- Video cover Designed
- Directed by: Akku Akbar
- Written by: J. Pallassery Sharathchandran Wayanad
- Starring: Dileep Kavya Madhavan Cochin Haneefa
- Cinematography: P. Sukumar
- Edited by: Ranjan Abraham
- Music by: Mohan Sithara
- Release date: 2 May 2003;
- Running time: 152 minutes
- Country: India
- Language: Malayalam

= Sadanandante Samayam =

2003 film directed by Akbar

Sadanandante Samayam is a 2003 Indian Malayalam-language satirical film directed by Akbar-Jose, starring Dileep and Kavya Madhavan. It was hit of the year at the box office.

==Plot==
The movie is about Sadanandan, an ordinary school teacher and according to others, a good teacher. However, some problems always revolve around him concerning his lifestyle as he is a strong believer in astrology. If he does anything, it is according to the laws of astrology, and he cannot make a strong decision of his own as he mistrusts everything. His life takes a turn when an astrologer informs him that he will soon meet death. He panics and tries to do everything required for his wife Sumangala and daughter before he dies.

==Cast==

- Dileep as Manakkapalli Sadanandan
- Kavya Madhavan as Sumangala, Sadanandan's wife
- Siddique as Sudhakaran, Sadanandan's elder brother
- Janardhanan as Sankara Menon, Sadanandan's uncle
- Cochin Haneefa as Headmaster Chacko
- Jagathy Sreekumar as Krishnanunni
- Sukumari as Kalyani, Sankara Menon's wife and Sadanandan's aunt
- Bindu Panicker as Devootty, Sudhakaran and Sadanandan's elder sister
  - Dimple Rose as Young Devootty
- Salim Kumar as Gopalan, Sadanandan's friend
- Maya Vishwanath as Ramani, Sudhakaran's wife
- Sadiq as Adv.

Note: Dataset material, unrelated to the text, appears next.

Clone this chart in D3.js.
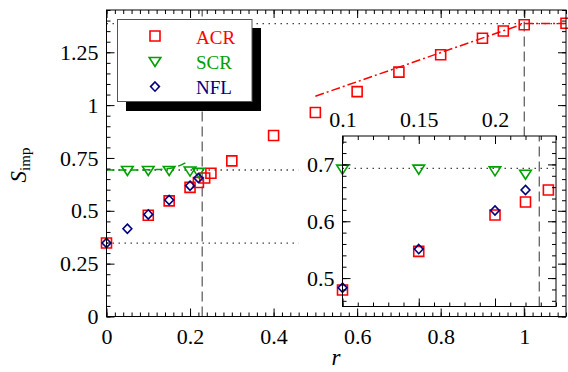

Gopinathan, Sumangala's elder brother and Sadanandan's brother-in-law
- Augustine as Divakaran, Sadanandan's brother-in-law
- Unnikrishnan Namboothiri as Sadananda Menon, Sadanandan's grandfather and a noted astrologer
- T. P. Madhavan as Abdullah Master
- Reena as Sumangala and Gopinathan's mother
- Kalabhavan Shajohn as Beerankutty, Sadanandan's neighbour
- Narayanankutty as village drunkard Bhaskaran
- Machan Varghese as Insurance agent Joseph
- Jose Pellissery as Vaidyar
- Geetha Salam as Tea-shop owner Saithali
- Ambika Mohan as Nabeeesu, Beerankutty's wife
- Jija Surendran as Teacher
- Gayathri as Gopinathan's wife
- Beena Sabu as Vishukani Janu
- Nivia Rebin as the Muslim bride
- Nivedita as Kochammini
- Meena Ganesh as Vayattatti
- Ramankutty Varier As Astrologer Panicker
- Keerthana Anil as Soumya Mol, Sadanandan's daughter

== Soundtrack ==
The film's soundtrack was composed by Mohan Sithara, with lyrics penned by Yusufali Kechery.

| # | Song | Singers |
|---|---|---|
| 1 | Janma Nakshathrame | K. J. Yesudas |
| 2 | Nee Arinjo (M) | K. J. Yesudas |
| 3 | Neeyarinjo (D) | K. J. Yesudas, Sujatha Mohan |
| 4 | Omalaale (D) | K. J. Yesudas, Sujatha Mohan |
| 5 | Oomalaale (M) | K. J. Yesudas |
| 6 | Souparnnika | V. Devanand |
| 7 | Tharivalakayyaalenne | Mahadevan, Vidhu Prathap |

== Reception ==
A critic from Nowrunning wrote that "There is nothing new in this Dileep starrer. It's just another mandatory comedy where Dileep tries the same things which we have seen thousand times". A critic from Chithram wrote that "On the whole unless Dileep pulls up his socks, his comedy act will turn out to be a great tragedy".